§ **MATERIAL FOR THIS TASK**:
***
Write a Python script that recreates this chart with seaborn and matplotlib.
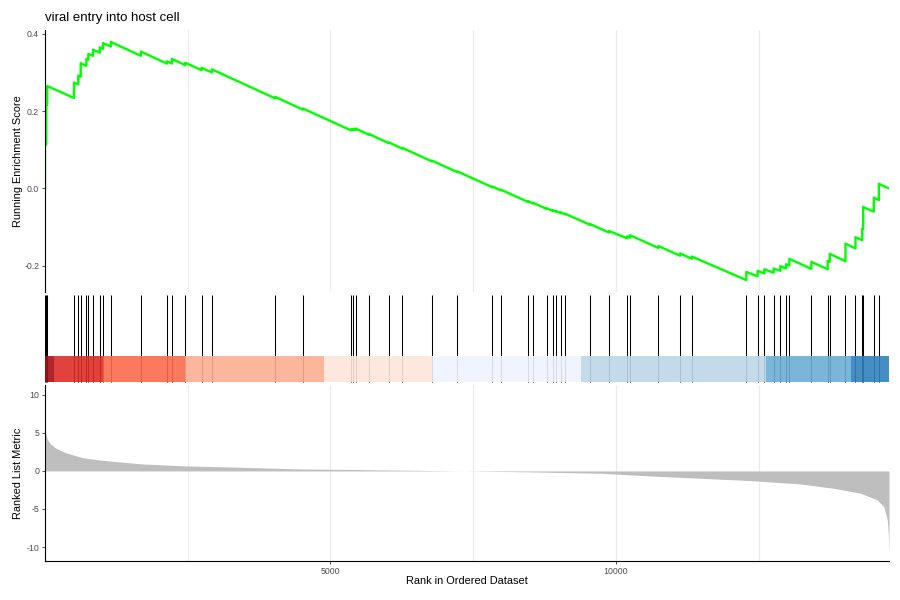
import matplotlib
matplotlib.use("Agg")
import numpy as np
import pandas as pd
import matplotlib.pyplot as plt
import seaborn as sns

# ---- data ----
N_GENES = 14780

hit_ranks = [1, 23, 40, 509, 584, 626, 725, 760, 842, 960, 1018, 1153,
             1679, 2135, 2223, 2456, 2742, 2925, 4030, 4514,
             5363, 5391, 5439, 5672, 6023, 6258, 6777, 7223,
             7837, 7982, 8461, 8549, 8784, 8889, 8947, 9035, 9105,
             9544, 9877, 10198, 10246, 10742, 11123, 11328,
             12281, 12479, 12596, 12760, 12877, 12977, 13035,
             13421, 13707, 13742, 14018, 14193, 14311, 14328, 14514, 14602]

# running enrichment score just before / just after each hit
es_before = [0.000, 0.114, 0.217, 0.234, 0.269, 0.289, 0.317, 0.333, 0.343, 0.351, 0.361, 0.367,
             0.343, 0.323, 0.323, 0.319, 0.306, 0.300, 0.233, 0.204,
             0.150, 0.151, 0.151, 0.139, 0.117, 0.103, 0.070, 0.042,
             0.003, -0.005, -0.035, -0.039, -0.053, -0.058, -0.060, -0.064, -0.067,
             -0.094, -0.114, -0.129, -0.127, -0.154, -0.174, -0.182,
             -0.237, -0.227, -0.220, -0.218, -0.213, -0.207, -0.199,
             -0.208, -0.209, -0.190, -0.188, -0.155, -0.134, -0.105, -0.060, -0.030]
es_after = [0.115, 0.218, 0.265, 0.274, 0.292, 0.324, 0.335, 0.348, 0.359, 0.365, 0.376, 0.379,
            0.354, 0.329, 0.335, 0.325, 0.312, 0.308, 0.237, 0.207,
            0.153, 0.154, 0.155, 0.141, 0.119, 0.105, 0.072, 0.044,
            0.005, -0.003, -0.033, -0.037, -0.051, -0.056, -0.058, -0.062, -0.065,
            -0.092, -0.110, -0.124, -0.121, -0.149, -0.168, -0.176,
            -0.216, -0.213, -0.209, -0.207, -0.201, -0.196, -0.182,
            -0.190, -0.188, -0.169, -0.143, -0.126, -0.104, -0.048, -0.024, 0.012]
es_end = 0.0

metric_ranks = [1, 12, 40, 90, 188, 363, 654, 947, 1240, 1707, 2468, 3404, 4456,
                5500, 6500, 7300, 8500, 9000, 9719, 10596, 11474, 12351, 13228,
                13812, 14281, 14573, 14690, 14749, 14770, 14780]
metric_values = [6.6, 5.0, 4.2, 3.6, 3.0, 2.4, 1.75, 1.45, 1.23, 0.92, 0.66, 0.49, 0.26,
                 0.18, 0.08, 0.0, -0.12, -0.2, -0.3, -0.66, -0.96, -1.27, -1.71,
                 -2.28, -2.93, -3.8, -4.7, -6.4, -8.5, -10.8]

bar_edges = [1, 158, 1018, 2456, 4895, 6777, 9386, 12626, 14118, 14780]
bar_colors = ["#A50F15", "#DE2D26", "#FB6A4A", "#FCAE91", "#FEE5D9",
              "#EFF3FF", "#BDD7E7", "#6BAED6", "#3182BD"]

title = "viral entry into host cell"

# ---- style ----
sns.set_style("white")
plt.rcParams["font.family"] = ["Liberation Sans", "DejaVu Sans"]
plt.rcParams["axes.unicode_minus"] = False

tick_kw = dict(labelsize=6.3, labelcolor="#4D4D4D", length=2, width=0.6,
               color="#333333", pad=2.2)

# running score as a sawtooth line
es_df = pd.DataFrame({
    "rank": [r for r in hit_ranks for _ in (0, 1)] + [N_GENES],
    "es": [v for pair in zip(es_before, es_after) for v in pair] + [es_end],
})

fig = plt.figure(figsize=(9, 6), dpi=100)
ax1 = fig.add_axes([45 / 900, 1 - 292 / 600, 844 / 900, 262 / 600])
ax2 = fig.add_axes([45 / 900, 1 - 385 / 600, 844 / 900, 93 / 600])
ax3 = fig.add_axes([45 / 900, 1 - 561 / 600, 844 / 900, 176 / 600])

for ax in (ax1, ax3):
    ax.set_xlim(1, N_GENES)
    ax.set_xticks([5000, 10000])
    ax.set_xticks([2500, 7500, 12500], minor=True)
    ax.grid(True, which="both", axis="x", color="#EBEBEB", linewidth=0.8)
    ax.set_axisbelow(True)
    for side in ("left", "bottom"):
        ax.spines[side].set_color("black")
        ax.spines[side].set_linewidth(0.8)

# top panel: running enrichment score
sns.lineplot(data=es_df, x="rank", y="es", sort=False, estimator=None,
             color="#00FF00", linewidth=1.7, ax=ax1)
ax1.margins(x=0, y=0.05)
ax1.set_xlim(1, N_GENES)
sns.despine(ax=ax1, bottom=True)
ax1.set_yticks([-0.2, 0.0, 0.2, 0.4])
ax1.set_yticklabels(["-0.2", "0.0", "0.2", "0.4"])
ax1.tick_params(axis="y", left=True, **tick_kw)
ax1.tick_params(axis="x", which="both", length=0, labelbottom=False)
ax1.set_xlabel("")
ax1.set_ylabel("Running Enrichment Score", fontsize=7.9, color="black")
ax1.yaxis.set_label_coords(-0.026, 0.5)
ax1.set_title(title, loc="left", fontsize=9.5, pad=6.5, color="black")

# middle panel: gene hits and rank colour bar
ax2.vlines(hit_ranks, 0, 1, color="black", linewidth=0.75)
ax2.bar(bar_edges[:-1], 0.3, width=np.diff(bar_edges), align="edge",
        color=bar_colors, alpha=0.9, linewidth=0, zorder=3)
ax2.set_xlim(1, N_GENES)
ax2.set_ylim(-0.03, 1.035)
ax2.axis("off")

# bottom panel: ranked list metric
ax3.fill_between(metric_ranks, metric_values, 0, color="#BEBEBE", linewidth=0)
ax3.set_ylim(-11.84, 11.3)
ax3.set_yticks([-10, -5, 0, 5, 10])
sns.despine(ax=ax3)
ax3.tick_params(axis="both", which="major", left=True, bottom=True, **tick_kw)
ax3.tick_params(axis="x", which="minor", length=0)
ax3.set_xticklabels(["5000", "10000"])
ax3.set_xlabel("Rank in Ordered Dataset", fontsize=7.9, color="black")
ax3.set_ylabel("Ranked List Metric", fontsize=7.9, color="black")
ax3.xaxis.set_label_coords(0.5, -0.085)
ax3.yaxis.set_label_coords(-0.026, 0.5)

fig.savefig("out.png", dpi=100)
***
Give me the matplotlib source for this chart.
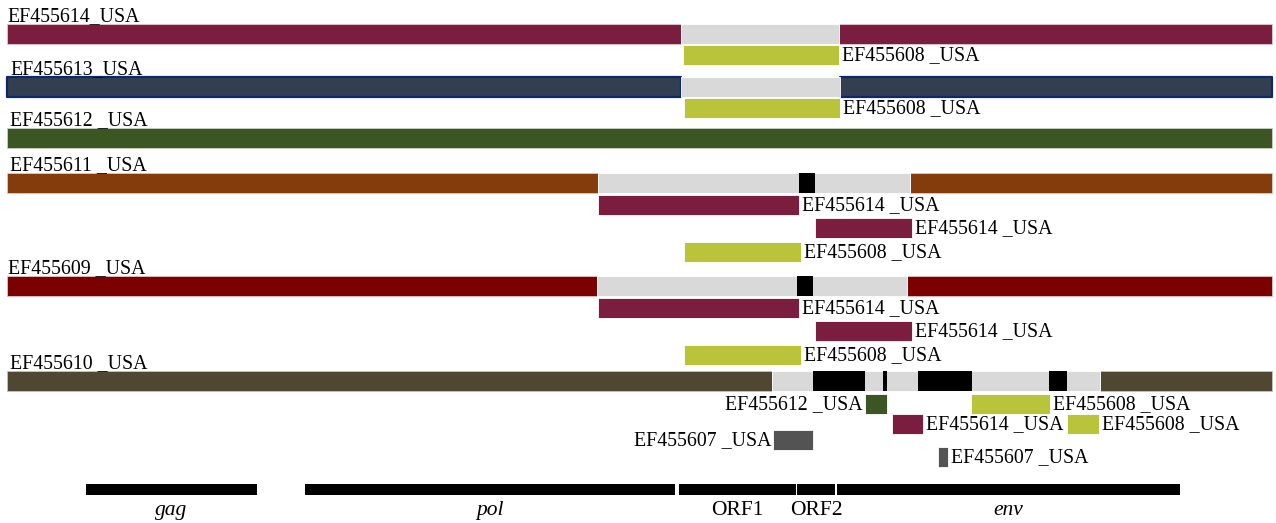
***
Start at the line with "Write a Python", stop at the line with "N_GENES = 14780", both lines included, and repeat that span exactly without its pictures.

Write a Python script that recreates this chart with seaborn and matplotlib.
import matplotlib
matplotlib.use("Agg")
import numpy as np
import pandas as pd
import matplotlib.pyplot as plt
import seaborn as sns

# ---- data ----
N_GENES = 14780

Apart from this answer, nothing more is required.